**EXERCISE GOAL:** Search the material for the string "document" and copy each line where it occurs.

**MATERIAL TO PROCESS:**

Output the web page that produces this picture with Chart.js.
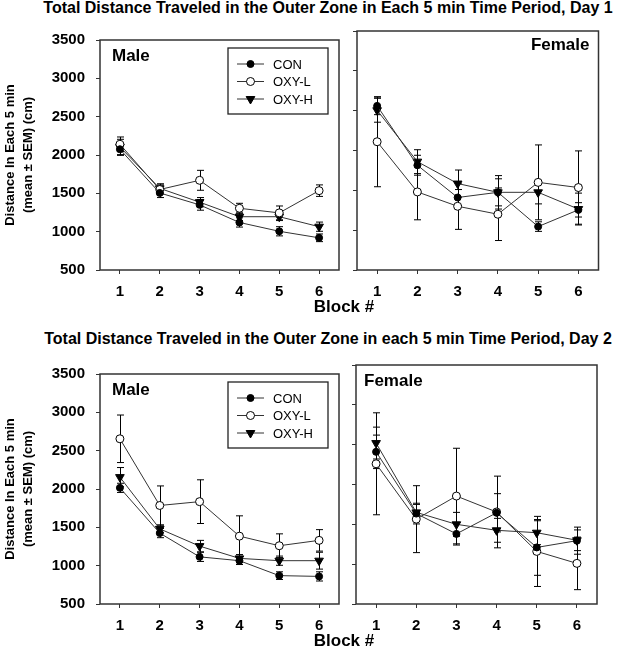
<!DOCTYPE html>
<html>
<head>
<meta charset="utf-8">
<script src="https://cdn.jsdelivr.net/npm/chart.js@4.4.1/dist/chart.umd.min.js"></script>
<style>
  body { margin: 0; background: #fff; width: 617px; height: 656px; position: relative; overflow: hidden;
         font-family: Arial, "Liberation Sans", sans-serif; }
  canvas { position: absolute; }
  .ttl { position: absolute; left: 0; width: 656px; text-align: center; font-weight: bold;
         font-size: 16px; line-height: 18px; white-space: nowrap; color: #000; }
  .xt { position: absolute; left: 244px; width: 200px; text-align: center; font-weight: bold;
        font-size: 17px; line-height: 20px; color: #000; }
</style>
</head>
<body>
<div class="ttl" style="top:-1px">Total Distance Traveled in the Outer Zone in Each 5 min Time Period, Day 1</div>
<div class="ttl" style="top:330px">Total Distance Traveled in the Outer Zone in each 5 min Time Period, Day 2</div>
<canvas id="d1m" width="345" height="300" style="left:0;top:20px"></canvas>
<canvas id="d1f" width="272" height="300" style="left:345px;top:20px"></canvas>
<canvas id="d2m" width="345" height="300" style="left:0;top:354px"></canvas>
<canvas id="d2f" width="273" height="300" style="left:344px;top:354px"></canvas>
<div class="xt" style="top:297px">Block #</div>
<div class="xt" style="top:631px">Block #</div>
<script>
const blocks = ["1", "2", "3", "4", "5", "6"];
const seriesNames = ["CON", "OXY-L", "OXY-H"];
const yTicks = [500, 1000, 1500, 2000, 2500, 3000, 3500];

// Day 1, male
const d1MaleCon = [2075, 1505, 1350, 1120, 1005, 920];
const d1MaleConSem = [80, 60, 70, 60, 60, 50];
const d1MaleOxyL = [2140, 1550, 1670, 1305, 1245, 1535];
const d1MaleOxyLSem = [95, 60, 130, 65, 90, 75];
const d1MaleOxyH = [2105, 1565, 1385, 1195, 1195, 1065];
const d1MaleOxyHSem = [100, 60, 60, 50, 50, 60];

// Day 1, female
const d1FemCon = [2560, 1815, 1410, 1475, 1045, 1255];
const d1FemConSem = [110, 125, 100, 210, 60, 90];
const d1FemOxyL = [2110, 1480, 1300, 1200, 1600, 1535];
const d1FemOxyLSem = [565, 350, 290, 330, 470, 460];
const d1FemOxyH = [2505, 1860, 1585, 1475, 1475, 1265];
const d1FemOxyHSem = [150, 150, 170, 170, 145, 200];

// Day 2, male
const d2MaleCon = [2015, 1425, 1115, 1065, 870, 860];
const d2MaleConSem = [60, 60, 60, 50, 50, 60];
const d2MaleOxyL = [2655, 1785, 1835, 1385, 1260, 1330];
const d2MaleOxyLSem = [310, 255, 285, 265, 155, 140];
const d2MaleOxyH = [2155, 1480, 1255, 1095, 1065, 1065];
const d2MaleOxyHSem = [125, 50, 75, 50, 60, 110];

// Day 2, female
const d2FemCon = [2410, 1635, 1380, 1645, 1210, 1295];
const d2FemConSem = [210, 130, 140, 240, 350, 170];
const d2FemOxyL = [2260, 1565, 1855, 1655, 1160, 1010];
const d2FemOxyLSem = [640, 420, 600, 450, 440, 330];
const d2FemOxyH = [2520, 1650, 1500, 1425, 1395, 1300];
const d2FemOxyHSem = [200, 100, 150, 150, 150, 130];

const FONT = "Arial, 'Liberation Sans', sans-serif";
const INK = "#333";

const styles = [
  { pointStyle: "circle", pointRadius: 3.5, pointRotation: 0, pointBackgroundColor: "#000" },
  { pointStyle: "circle", pointRadius: 4, pointRotation: 0, pointBackgroundColor: "#fff" },
  { pointStyle: "triangle", pointRadius: 5, pointRotation: 180, pointBackgroundColor: "#000" }
];

function makeSets(values, sems) {
  return values.map((v, i) => Object.assign({
    label: seriesNames[i],
    data: v,
    sem: sems[i],
    borderColor: INK,
    borderWidth: 1,
    pointBorderColor: "#000",
    pointBorderWidth: 1,
    tension: 0
  }, styles[i]));
}

// vertical error bars with caps, drawn under the markers
const errorBars = {
  id: "errorBars",
  beforeDatasetsDraw(chart) {
    const { ctx } = chart;
    const y = chart.scales.y;
    ctx.save();
    ctx.strokeStyle = "#000";
    ctx.lineWidth = 1;
    chart.data.datasets.forEach((ds, i) => {
      const meta = chart.getDatasetMeta(i);
      ds.data.forEach((v, j) => {
        const px = Math.round(meta.data[j].x) + 0.5;
        const t = y.getPixelForValue(v + ds.sem[j]);
        const b = y.getPixelForValue(v - ds.sem[j]);
        ctx.beginPath();
        ctx.moveTo(px, t); ctx.lineTo(px, b);
        ctx.moveTo(px - 3.5, t); ctx.lineTo(px + 3.5, t);
        ctx.moveTo(px - 3.5, b); ctx.lineTo(px + 3.5, b);
        ctx.stroke();
      });
    });
    ctx.restore();
  }
};

// frame, panel label and legend box
const panelDeco = {
  id: "panelDeco",
  afterDraw(chart, args, o) {
    const { ctx, chartArea: a } = chart;
    ctx.save();
    ctx.strokeStyle = INK;
    ctx.lineWidth = 1.5;
    ctx.strokeRect(a.left, a.top, a.right - a.left, a.bottom - a.top);

    ctx.fillStyle = "#000";
    ctx.font = "bold 17px " + FONT;
    ctx.textBaseline = "middle";
    if (o.labelAlign === "right") {
      ctx.textAlign = "right";
      ctx.fillText(o.label, a.right - 9, a.top + 14);
    } else {
      ctx.textAlign = "left";
      ctx.fillText(o.label, a.left + o.labelDx, a.top + 16);
    }

    if (o.legend) {
      const w = 100, h = 66;
      const bx = a.right - 11 - w, by = a.top + 8;
      ctx.fillStyle = "#fff";
      ctx.fillRect(bx, by, w, h);
      ctx.strokeStyle = "#222";
      ctx.lineWidth = 1.3;
      ctx.strokeRect(bx, by, w, h);
      ctx.font = "13px " + FONT;
      ctx.textAlign = "left";
      chart.data.datasets.forEach((ds, i) => {
        const cy = by + 16 + i * 17.5;
        ctx.strokeStyle = ds.borderColor;
        ctx.lineWidth = 1;
        ctx.beginPath();
        ctx.moveTo(bx + 9, cy); ctx.lineTo(bx + 36, cy);
        ctx.stroke();
        ctx.fillStyle = ds.pointBackgroundColor;
        ctx.strokeStyle = ds.pointBorderColor;
        Chart.helpers.drawPoint(ctx, {
          pointStyle: ds.pointStyle, rotation: ds.pointRotation,
          radius: ds.pointRadius, borderWidth: 1
        }, bx + 22.5, cy);
        ctx.fillStyle = "#000";
        ctx.fillText(ds.label, bx + 45, cy + 1);
      });
    }
    ctx.restore();
  }
};

function makeChart(id, values, sems, cfg) {
  new Chart(document.getElementById(id), {
    type: "line",
    data: { labels: blocks, datasets: makeSets(values, sems) },
    plugins: [errorBars, panelDeco],
    options: {
      responsive: false,
      animation: false,
      layout: { padding: { top: 11, right: cfg.padRight, bottom: 10, left: 0 } },
      plugins: {
        legend: { display: false },
        tooltip: { enabled: false },
        panelDeco: { label: cfg.label, labelAlign: cfg.labelAlign, labelDx: cfg.labelDx, legend: cfg.legend }
      },
      scales: {
        x: {
          type: "category",
          offset: true,
          afterFit: s => { s.height = 40; },
          border: { display: false },
          grid: { drawOnChartArea: false, drawTicks: true, tickLength: 4, color: INK, offset: false },
          ticks: { color: "#000", padding: 9, maxRotation: 0, font: { family: FONT, size: 15, weight: "bold" } }
        },
        y: {
          min: 500,
          max: 3500,
          afterBuildTicks: s => { s.ticks = yTicks.map(v => ({ value: v })); },
          afterFit: s => { s.width = cfg.yWidth; },
          border: { display: false },
          grid: { drawOnChartArea: false, drawTicks: true, tickLength: 4, color: INK },
          ticks: {
            display: cfg.yLabels, color: "#000", padding: 11,
            callback: v => String(v),
            font: { family: FONT, size: 15, weight: "bold" }
          },
          title: {
            display: cfg.yLabels,
            text: ["Distance In Each 5 min", "(mean \u00b1 SEM) (cm)"],
            color: "#000",
            padding: { top: 1, bottom: 0 },
            font: { family: FONT, size: 13, weight: "bold", lineHeight: 1.4 }
          }
        }
      }
    }
  });
}

makeChart("d1m", [d1MaleCon, d1MaleOxyL, d1MaleOxyH], [d1MaleConSem, d1MaleOxyLSem, d1MaleOxyHSem],
  { padRight: 3.3, yWidth: 100, yLabels: true, label: "Male", labelAlign: "left", labelDx: 12, legend: true });
makeChart("d1f", [d1FemCon, d1FemOxyL, d1FemOxyH], [d1FemConSem, d1FemOxyLSem, d1FemOxyHSem],
  { padRight: 18.5, yWidth: 12, yLabels: false, label: "Female", labelAlign: "right", legend: false });
makeChart("d2m", [d2MaleCon, d2MaleOxyL, d2MaleOxyH], [d2MaleConSem, d2MaleOxyLSem, d2MaleOxyHSem],
  { padRight: 5.7, yWidth: 100, yLabels: true, label: "Male", labelAlign: "left", labelDx: 12, legend: true });
makeChart("d2f", [d2FemCon, d2FemOxyL, d2FemOxyH], [d2FemConSem, d2FemOxyLSem, d2FemOxyHSem],
  { padRight: 20, yWidth: 12, yLabels: false, label: "Female", labelAlign: "left", labelDx: 8, legend: false });
</script>
</body>
</html>
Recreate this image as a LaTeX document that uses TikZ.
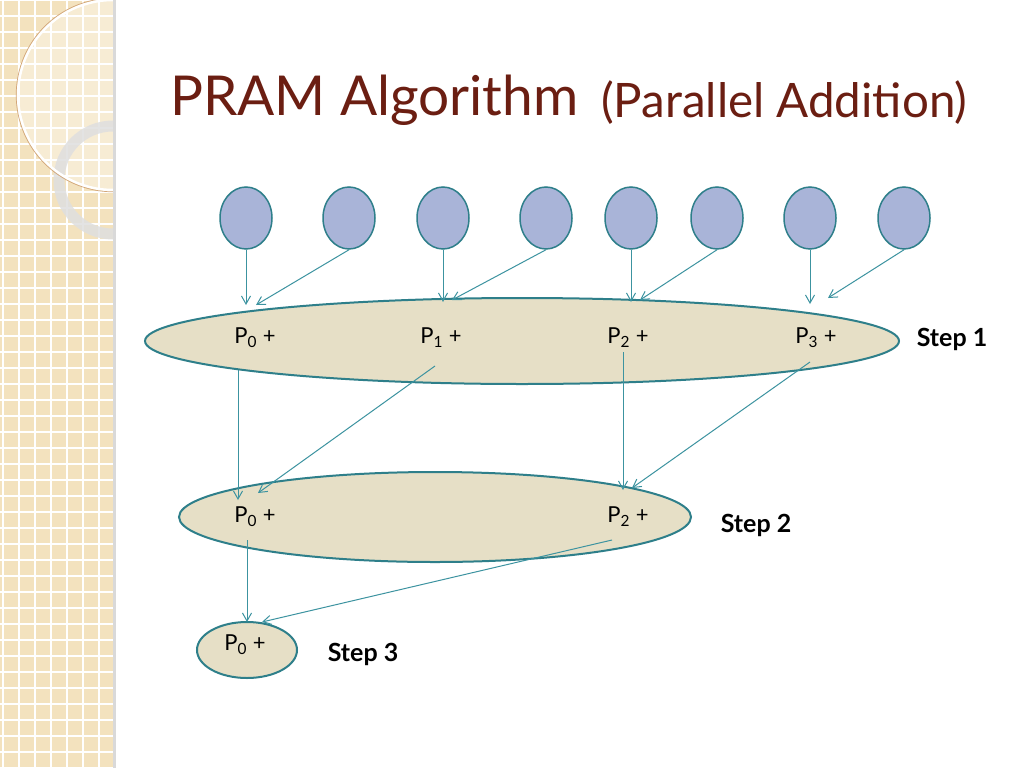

**FINISHED EXERCISE:**
  new Chart(document.getElementById(id), {
Recreate this image as a LaTeX document that uses TikZ.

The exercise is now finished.